Hosted by Aspen Institute’s Business and Society Program, the First Mover fellowship, as it’s called, has been crafted to integrate leadership, innovation and reflection practices, as well as a sense of community.

It is geared solely to people working in for-profit business, in keeping with Aspen’s long-held focus on the business sector and its belief in the potential of business to contribute to society’s collective well-being.

The notion for the fellowship grew out of a multi-year dialogue with leadership development experts, including Appreciative Inquiry thought leader and Case Western Reserve University professor Ron Fry, around meeting the leadership needs of the future.

“We decided that for us it was much more important to focus on the innovations that were happening in business and to learn from the people who were orchestrating these innovations than it was to think about what responsible practice really meant,” Business and Society Program deputy director Nancy McGaw tells Axiom News.

“We thought if we could get the innovators together and really look at the work they were doing we would see, in a sense, what companies are doing when they’re really working at their best.

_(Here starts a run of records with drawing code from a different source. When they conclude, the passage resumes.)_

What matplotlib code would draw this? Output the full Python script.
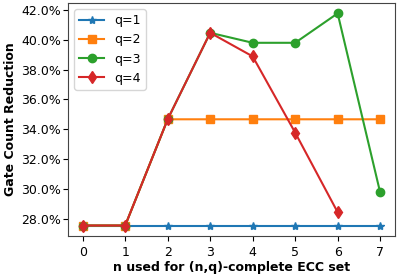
import matplotlib.pyplot as plt
from matplotlib.ticker import PercentFormatter

plt.rcParams['font.size'] = 9

n_values = [0, 1, 2, 3, 4, 5, 6, 7]
q1 = [27.56, 27.56, 27.56, 27.56, 27.56, 27.56, 27.56, 27.56]
q2 = [27.56, 27.56, 34.67, 34.67, 34.67, 34.67, 34.67, 34.67]
q3 = [27.56, 27.56, 34.67, 40.46, 39.79, 39.79, 41.76, 29.78]
q4_n = [0, 1, 2, 3, 4, 5, 6]
q4 = [27.56, 27.56, 34.67, 40.46, 38.88, 33.78, 28.45]

fig, ax = plt.subplots(figsize=(3.99, 2.76), dpi=100)
ax.plot(n_values, q1, marker='*', label='q=1')
ax.plot(n_values, q2, marker='s', label='q=2')
ax.plot(n_values, q3, marker='o', label='q=3')
ax.plot(q4_n, q4, marker='d', label='q=4')

ax.set_yticks([28, 30, 32, 34, 36, 38, 40, 42])
ax.set_ylim(26.86, 42.47)
ax.yaxis.set_major_formatter(PercentFormatter(decimals=1))
ax.tick_params(axis='y', pad=1.5)
ax.set_xticks(n_values)
ax.set_xlabel('n used for (n,q)-complete ECC set', fontweight='bold', labelpad=2)
ax.set_ylabel('Gate Count Reduction', fontweight='bold', labelpad=3)
ax.legend(loc='upper left')
for s in ax.spines.values():
    s.set_color('#444444')

plt.subplots_adjust(left=0.17, right=0.99, top=0.99, bottom=0.145)
plt.savefig('out.png')
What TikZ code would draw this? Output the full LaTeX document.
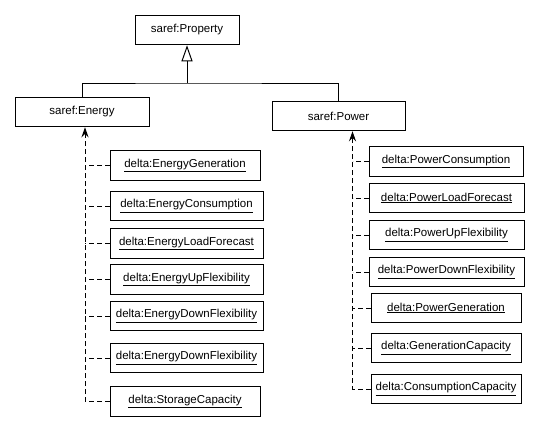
\documentclass[tikz,border=0pt]{standalone}
\usepackage{fontspec}
\setmainfont{Liberation Sans}
\usetikzlibrary{arrows.meta}

\begin{document}
\begin{tikzpicture}[x = 1pt, y = -1pt, font = \fontsize{11.5}{13}\selectfont,
	cls/.style = {draw, line width = 1pt, minimum height = 29.5pt, inner sep = 0pt},
	dep/.style = {line width = 1pt, dash pattern = on 5pt off 3pt},
	realizes/.style = {dep, -{Stealth[length = 10pt, width = 7pt]}}]
	\useasboundingbox (0,0) rectangle (545,432);
	\node [cls, minimum width = 104pt] (prop) at (187,30) {saref:Property};
	\node [cls, minimum width = 134pt] (energy) at (82,112) {saref:Energy};
	\node [cls, minimum width = 133pt] (power) at (338.5,116) {saref:Power};
	\coordinate (jn) at (187,83);
	\coordinate (espine) at (85,0);
	\coordinate (pspine) at (352.5,0);
	\draw [line width = 1pt] (energy.north) |- (jn) -| (power.north);
	\draw [line width = 1pt, -{Triangle[open, length = 16pt, width = 11pt]}] (jn) -- (prop.south);
	% energy side
	\foreach \n/\x/\y/\w/\t in {eg/185/165.5/150/EnergyGeneration, ec/186.5/206/153/EnergyConsumption,
		elf/186.5/243.5/153/EnergyLoadForecast, euf/186.5/279.5/153/EnergyUpFlexibility,
		edf/186.5/316/153/EnergyDownFlexibility, edg/186.5/358/153/EnergyDownFlexibility,
		sc/185/401.5/150/StorageCapacity}{
	\node [cls, minimum width = \w pt] (\n) at (\x,\y) {\underline{delta:\t}};
	\draw [dep] (\n.west) -- (\n.west -| espine);
	}
	\draw [realizes] (sc.west) -| (energy.south -| espine);
	% power side
	\foreach \n/\x/\y/\w/\t in {pc/446/161.5/154/PowerConsumption, plf/446.5/198/155/PowerLoadForecast,
		puf/446.5/235/155/PowerUpFlexibility, pdf/446.5/272/155/PowerDownFlexibility,
		pg/446/308/150/PowerGeneration, gc/446/348/150/GenerationCapacity,
		cc/446/389/150/ConsumptionCapacity}{
	\node [cls, minimum width = \w pt] (\n) at (\x,\y) {\underline{delta:\t}};
	\draw [dep] (\n.west) -- (\n.west -| pspine);
	}
	\draw [realizes] (cc.west) -| (power.south -| pspine);
\end{tikzpicture}
\end{document}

“We found that to be a much more empowering strategy than organizing around a challenge and trying to figure our way out of it.”

Judith Samuelson, the Business and Society Program’s executive director, has watched the First Mover program evolve, with Nancy tending it “like a garden, in a really amazing way.”

“The people that compete to get into this program are really committed to the opportunity to build a community that is possible when you have that intense of an experience,” she says, suggesting this may be what’s most powerful about it.

“They don’t feel alone in their own firms, and it’s not that people don’t hit a wall. In the course of the year they do, many of them do, and so they gather a lot of strength from the group.”

Judith says she sees the fellowship providing an opportunity for people to strengthen their courage to act and build their vision and then be able to communicate that in a more powerful way, but also in a way that’s embedded in everything known about how innovations take root.

She adds she’s seeing it deliver.

“These individuals are so committed to using their businesses to do something really valuable within the business and powerful in terms of impact outside the business… and it’s not social entrepreneurship, it’s not a non-profit model. This is not something that requires continued subsidy. This is something that really leverages the business itself.”

 The 2012 First Mover class will meet three times for several days at a time over the next year, this time at the pristine Aspen, Colorado location, and otherwise at two other sites in Maryland and just outside New York.

A summit of the four classes of fellows to date is slated for this year as well.

“Our hope is that over time we really build a cohort of leaders in business who are changing the game,” says Nancy, noting her ultimate vision is to expand the program with many more intrapreneurs involved. She is also writing up the curriculum so that it can be available for wider use.